What officials have said so far is limited. Chicago police confirmed the location, the approximate time officers arrived and the fatal gunshot wound, but the department did not publicly explain what led up to the shooting or identify a suspect. Area Two detectives are investigating. Family members supplied much of the detail now shaping public understanding of the case. They said Hunter had recently visited his mother, discovered that his truck was gone and then began trying to track it down in the neighborhood where he grew up. Relatives also said the truck was found the next day about 3 miles from the shooting scene. That discovery answered one question but left many others unresolved, including who took the vehicle, whether Hunter recognized the people he approached for help and whether the shooting was tied directly to the theft or happened during a separate confrontation. Those questions remain unanswered. Hunter’s fiancée, Ryan Mitchell, said at the gathering that he was the heart of the household and the person who kept it together.
Hunter’s death has hit especially hard because of the picture relatives painted of his life in the days before he was killed. They said he was building a future with Mitchell, had recently bought a home with her on the far South Side and was balancing long work stretches with family life. His father, Michael Hunter Sr., said the two worked together as long-haul truck drivers for UPS, splitting driving time on the road. At the vigil, he described his son not only as family but as his driving partner, a loss that sounded both personal and practical. Relatives also said Hunter was a father figure to children in the home and had strong ties to Auburn Gresham, where he grew up and where many people knew him by name. That local connection helps explain why the shooting drew such a public response so quickly. Instead of a distant crime scene, relatives described it as the block where one of their own was cut down while trying to solve a problem that had already victimized him once.
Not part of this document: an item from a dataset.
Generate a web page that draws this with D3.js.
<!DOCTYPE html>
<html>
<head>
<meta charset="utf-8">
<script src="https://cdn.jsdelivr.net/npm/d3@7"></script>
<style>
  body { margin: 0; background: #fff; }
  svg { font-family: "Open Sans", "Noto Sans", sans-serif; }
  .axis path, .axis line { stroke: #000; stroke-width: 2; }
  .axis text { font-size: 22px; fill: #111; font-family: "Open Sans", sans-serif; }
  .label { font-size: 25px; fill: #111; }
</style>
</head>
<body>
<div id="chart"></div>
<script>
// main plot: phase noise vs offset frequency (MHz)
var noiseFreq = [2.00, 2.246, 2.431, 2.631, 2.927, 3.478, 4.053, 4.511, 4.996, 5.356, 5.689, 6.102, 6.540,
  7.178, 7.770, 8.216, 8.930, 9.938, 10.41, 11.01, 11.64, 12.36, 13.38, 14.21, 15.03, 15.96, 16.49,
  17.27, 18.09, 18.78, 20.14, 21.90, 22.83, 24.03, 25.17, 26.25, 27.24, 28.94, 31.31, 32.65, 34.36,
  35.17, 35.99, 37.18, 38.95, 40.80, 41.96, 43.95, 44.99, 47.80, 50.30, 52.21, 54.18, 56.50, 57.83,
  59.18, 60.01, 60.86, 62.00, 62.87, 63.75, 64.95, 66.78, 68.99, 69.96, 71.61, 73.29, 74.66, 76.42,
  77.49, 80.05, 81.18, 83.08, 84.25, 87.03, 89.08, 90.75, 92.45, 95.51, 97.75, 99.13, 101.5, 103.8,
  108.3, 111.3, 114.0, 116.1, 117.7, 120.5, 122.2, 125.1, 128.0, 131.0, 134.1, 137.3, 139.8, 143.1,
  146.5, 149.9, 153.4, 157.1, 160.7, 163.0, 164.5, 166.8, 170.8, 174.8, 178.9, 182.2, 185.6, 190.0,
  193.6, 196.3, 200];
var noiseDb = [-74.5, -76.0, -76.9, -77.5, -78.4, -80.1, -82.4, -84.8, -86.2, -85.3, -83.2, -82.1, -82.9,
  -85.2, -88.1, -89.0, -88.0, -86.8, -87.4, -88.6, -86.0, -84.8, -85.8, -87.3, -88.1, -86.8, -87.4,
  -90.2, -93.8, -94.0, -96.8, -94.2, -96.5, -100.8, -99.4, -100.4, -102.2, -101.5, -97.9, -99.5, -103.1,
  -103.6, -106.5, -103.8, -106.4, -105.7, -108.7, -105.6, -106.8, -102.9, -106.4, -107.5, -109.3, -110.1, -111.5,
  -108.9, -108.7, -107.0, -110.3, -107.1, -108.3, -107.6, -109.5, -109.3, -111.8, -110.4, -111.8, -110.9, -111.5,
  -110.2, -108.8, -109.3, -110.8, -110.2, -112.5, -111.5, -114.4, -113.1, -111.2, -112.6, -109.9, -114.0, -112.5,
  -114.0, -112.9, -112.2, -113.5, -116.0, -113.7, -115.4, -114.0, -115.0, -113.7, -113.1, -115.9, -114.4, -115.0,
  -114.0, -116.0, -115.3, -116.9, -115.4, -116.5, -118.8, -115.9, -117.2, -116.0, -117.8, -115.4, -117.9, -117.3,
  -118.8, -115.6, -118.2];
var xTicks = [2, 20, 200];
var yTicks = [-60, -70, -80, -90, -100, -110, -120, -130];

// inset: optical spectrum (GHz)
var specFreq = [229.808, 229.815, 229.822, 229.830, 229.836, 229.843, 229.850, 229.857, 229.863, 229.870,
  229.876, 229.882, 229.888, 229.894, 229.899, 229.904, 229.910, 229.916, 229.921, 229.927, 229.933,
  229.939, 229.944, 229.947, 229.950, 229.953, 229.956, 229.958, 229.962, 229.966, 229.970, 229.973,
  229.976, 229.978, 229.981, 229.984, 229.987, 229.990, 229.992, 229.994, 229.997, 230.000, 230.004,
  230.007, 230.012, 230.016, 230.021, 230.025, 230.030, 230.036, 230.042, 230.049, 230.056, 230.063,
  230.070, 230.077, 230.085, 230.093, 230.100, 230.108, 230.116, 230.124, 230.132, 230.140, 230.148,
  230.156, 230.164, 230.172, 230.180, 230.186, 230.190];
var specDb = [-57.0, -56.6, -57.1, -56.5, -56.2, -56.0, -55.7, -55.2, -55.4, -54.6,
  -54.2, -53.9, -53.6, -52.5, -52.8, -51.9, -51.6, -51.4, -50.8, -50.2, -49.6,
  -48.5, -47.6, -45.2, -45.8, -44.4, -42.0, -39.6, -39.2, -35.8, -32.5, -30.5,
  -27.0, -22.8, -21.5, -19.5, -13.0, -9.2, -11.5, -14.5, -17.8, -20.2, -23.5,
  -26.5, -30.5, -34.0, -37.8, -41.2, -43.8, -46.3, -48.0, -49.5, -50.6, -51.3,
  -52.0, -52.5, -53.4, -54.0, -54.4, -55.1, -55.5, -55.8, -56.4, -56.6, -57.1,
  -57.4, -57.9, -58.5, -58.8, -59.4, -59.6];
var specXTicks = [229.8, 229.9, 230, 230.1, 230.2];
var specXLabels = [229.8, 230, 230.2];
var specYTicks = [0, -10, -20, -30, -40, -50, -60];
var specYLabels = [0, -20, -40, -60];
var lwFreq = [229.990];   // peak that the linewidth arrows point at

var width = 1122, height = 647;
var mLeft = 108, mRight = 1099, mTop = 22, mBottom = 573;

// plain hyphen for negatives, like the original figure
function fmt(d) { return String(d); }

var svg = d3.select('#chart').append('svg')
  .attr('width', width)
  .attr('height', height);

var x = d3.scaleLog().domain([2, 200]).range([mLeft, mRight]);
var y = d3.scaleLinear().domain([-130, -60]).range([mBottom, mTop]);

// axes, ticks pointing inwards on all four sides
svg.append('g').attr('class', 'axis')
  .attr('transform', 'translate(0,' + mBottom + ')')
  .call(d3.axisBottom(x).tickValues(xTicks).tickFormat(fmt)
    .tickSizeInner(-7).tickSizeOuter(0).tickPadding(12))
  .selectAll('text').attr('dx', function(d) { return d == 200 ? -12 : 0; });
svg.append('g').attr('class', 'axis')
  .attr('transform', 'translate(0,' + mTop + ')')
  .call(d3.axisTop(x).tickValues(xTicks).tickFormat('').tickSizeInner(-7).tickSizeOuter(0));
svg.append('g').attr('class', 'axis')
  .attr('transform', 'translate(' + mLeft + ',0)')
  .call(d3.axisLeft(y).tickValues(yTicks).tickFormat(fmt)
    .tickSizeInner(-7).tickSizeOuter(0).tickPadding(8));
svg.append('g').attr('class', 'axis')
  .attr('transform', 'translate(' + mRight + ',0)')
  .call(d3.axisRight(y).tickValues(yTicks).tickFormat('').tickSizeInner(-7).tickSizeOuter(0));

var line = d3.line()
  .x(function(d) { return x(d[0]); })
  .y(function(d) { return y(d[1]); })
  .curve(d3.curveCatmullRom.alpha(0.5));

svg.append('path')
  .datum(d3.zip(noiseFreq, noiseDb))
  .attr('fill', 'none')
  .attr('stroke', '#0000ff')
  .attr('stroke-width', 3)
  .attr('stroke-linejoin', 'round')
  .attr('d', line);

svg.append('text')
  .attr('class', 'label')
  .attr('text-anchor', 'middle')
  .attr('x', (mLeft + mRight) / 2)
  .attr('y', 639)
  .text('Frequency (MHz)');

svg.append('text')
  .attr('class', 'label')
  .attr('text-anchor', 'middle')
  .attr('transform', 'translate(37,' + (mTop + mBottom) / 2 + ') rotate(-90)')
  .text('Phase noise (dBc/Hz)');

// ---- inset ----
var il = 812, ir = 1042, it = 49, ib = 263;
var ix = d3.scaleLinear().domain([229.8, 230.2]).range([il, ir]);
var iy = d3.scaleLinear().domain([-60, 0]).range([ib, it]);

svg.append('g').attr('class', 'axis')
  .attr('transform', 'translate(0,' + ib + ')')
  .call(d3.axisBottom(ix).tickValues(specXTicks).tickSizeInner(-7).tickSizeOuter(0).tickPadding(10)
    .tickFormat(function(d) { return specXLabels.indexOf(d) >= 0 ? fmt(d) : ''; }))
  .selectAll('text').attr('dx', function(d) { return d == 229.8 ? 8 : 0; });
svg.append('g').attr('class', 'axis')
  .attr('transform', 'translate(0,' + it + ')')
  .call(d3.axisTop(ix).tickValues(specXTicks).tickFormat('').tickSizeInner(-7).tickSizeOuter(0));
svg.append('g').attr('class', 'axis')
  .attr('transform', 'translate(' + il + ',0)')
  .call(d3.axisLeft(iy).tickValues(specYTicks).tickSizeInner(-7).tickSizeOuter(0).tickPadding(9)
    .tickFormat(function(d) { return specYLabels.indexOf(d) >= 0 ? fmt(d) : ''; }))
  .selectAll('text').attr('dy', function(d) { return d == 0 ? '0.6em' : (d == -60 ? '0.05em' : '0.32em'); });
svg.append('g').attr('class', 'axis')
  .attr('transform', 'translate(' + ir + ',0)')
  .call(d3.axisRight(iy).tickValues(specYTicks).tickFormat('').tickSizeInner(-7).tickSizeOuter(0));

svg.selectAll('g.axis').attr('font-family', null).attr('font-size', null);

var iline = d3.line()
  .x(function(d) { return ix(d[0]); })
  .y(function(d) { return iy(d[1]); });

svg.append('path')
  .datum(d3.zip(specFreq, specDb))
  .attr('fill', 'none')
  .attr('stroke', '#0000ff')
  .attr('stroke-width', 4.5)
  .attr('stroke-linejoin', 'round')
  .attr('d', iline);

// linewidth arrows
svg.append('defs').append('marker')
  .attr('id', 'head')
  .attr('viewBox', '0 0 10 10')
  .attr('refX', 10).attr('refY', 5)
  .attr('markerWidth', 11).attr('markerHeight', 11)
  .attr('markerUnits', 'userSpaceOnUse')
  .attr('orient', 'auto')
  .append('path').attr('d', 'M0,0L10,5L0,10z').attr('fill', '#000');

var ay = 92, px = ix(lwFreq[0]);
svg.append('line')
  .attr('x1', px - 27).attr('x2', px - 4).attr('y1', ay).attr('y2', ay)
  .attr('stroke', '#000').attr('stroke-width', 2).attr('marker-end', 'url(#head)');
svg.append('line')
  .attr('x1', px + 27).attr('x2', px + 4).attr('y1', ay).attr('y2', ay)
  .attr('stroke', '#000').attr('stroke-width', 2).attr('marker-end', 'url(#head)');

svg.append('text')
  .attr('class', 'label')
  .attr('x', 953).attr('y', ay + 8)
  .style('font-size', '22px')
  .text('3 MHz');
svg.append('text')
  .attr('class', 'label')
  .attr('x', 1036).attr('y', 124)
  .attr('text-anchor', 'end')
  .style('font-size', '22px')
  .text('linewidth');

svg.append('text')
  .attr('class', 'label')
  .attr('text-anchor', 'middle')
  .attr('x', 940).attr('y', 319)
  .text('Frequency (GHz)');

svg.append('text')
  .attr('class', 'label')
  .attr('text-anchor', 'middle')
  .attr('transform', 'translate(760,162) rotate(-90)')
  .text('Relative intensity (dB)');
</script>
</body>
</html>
The case now sits at an early but important stage. No charges had been announced as of Thursday, March 26, and police had not publicly described arrests, recovered weapons or surveillance footage. The reward money offered by the family and community supporters is meant to move the investigation forward, but it also reflects how little official information has been released. Public appeals from relatives have centered on the hope that someone in the neighborhood saw Hunter speaking with people, saw the truck before or after the shooting, or knows who was responsible. Community advocate Michelle Patterson said silence around shootings like this helps violence continue, while philanthropist Early Walker told those gathered that the family deserves justice after a senseless loss. In practical terms, the next steps are likely to include continued witness interviews, review of any nearby cameras and forensic work tied to the shooting scene and the recovered truck. Until police say more, the legal picture remains open and incomplete.
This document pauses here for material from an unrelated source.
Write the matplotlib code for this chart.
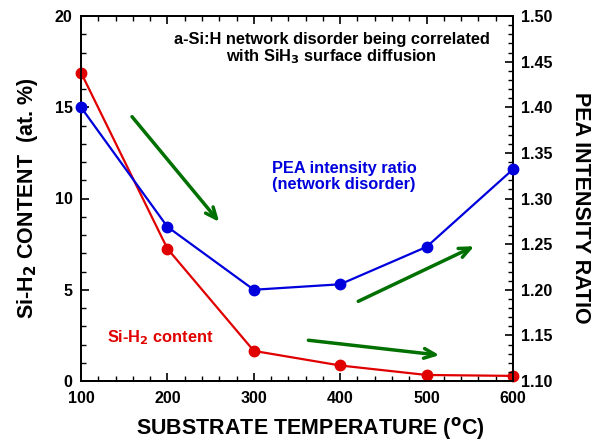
import matplotlib
matplotlib.use('Agg')
from matplotlib import pyplot as plt
from matplotlib.ticker import MultipleLocator

plt.rcParams['font.family'] = ['Liberation Sans', 'DejaVu Sans']
plt.rcParams['font.weight'] = 'bold'
plt.rcParams['axes.labelweight'] = 'bold'
plt.rcParams['mathtext.default'] = 'bf'

# data
temperature = [100, 200, 300, 400, 500, 600]
sih2_content = [16.9, 7.25, 1.65, 0.85, 0.33, 0.28]
pea_ratio = [1.40, 1.269, 1.200, 1.206, 1.247, 1.332]

# trend arrows (start, end) in left-axis data units
arrows = [((157, 14.6), (262, 8.6)),
          ((418, 4.3), (558, 7.45)),
          ((360, 2.25), (518, 1.4))]

fig = plt.figure(figsize=(5.95, 4.43), dpi=100)
ax = fig.add_axes([81 / 595, 1 - 381 / 443, 432 / 595, 365 / 443])
ax2 = ax.twinx()

ax.plot(temperature, sih2_content, color='#e00000', marker='o', markersize=7.5,
        linewidth=1.6, clip_on=False, zorder=5)
ax2.plot(temperature, pea_ratio, color='#0000dd', marker='o', markersize=7.5,
         linewidth=1.6, clip_on=False, zorder=5)

for (x0, y0), (x1, y1) in arrows:
    ax.annotate('', xy=(x1, y1), xytext=(x0, y0),
                arrowprops=dict(arrowstyle='->,head_length=0.8,head_width=0.35',
                                color='#007000', lw=2.5))

ax.set_xlim(100, 600)
ax.set_ylim(0, 20)
ax2.set_ylim(1.10, 1.50)

ax.xaxis.set_major_locator(MultipleLocator(100))
ax.xaxis.set_minor_locator(MultipleLocator(20))
ax.yaxis.set_major_locator(MultipleLocator(5))
ax.yaxis.set_minor_locator(MultipleLocator(1))
ax2.yaxis.set_major_locator(MultipleLocator(0.05))
ax2.yaxis.set_minor_locator(MultipleLocator(0.01))
ax2.yaxis.set_major_formatter(plt.FormatStrFormatter('%.2f'))

ax.tick_params(axis='x', which='both', direction='in', top=True, labelsize=11.5, pad=7)
ax.tick_params(axis='y', which='both', direction='in', labelsize=11.5, pad=6)
ax.tick_params(which='major', length=6, width=1.2)
ax.tick_params(which='minor', length=3.5, width=1)
ax2.tick_params(axis='y', which='both', direction='in', labelsize=11.5, pad=6)
ax2.tick_params(which='major', length=6, width=1.2)
ax2.tick_params(which='minor', length=3.5, width=1)
for a in (ax, ax2):
    for s in a.spines.values():
        s.set_linewidth(1.3)

ax.set_xlabel('SUBSTRATE TEMPERATURE ($^{\\mathbf{o}}$C)', fontsize=15.5,
              fontweight='bold')
ax.xaxis.set_label_coords(0.532, -0.093)
ax.set_ylabel('Si-H$_\\mathbf{2}$ CONTENT  (at. %)', fontsize=15.5,
              fontweight='bold')
ax.yaxis.set_label_coords(-0.095, 0.5)
ax2.set_ylabel('PEA INTENSITY RATIO', fontsize=15.5, fontweight='bold',
               rotation=-90, va='bottom')
ax2.yaxis.set_label_coords(1.132, 0.474)

ax.text(0.58, 0.955, 'a-Si:H network disorder being correlated\nwith SiH$_\\mathbf{3}$ surface diffusion',
        transform=ax.transAxes, ha='center', va='top', fontsize=11.8,
        fontweight='bold', linespacing=1.0)
ax.text(0.443, 0.56, 'PEA intensity ratio\n(network disorder)', transform=ax.transAxes,
        ha='left', va='center', color='#0000dd', fontsize=11.8, fontweight='bold',
        linespacing=1.05)
ax.text(0.06, 0.12, 'Si-H$_\\mathbf{2}$ content', transform=ax.transAxes,
        ha='left', va='center', color='#e00000', fontsize=11.8, fontweight='bold')

plt.savefig('out.png', dpi=100)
The human cost, however, has been plain from the words of those left behind. Mitchell said Hunter meant everything to her and described him as the provider and protector of the household. Her daughter, Brooklyn Nailer, said she believed he would be there to watch her graduate, framing the loss in the ordinary life moments now missing from the family’s future. On the block where Hunter died, grief mixed with frustration as relatives pleaded for residents to look at his face, remember his name and help end the uncertainty. Fliers went up in the area after the family said the stolen truck was recovered, another sign that their search for answers had become broader than the search for the vehicle itself. The scene they described was one of a neighborhood gathering around a family in shock, with a father’s UPS jacket, poster boards and spoken memories standing in for the information detectives have not yet shared.
For now, Hunter’s killing remains an open investigation. The family’s reward offer and public push for witnesses mark the next visible milestone as detectives continue working the case and relatives wait to see whether anyone will be identified and charged.
Author note: Last updated March 26, 2026.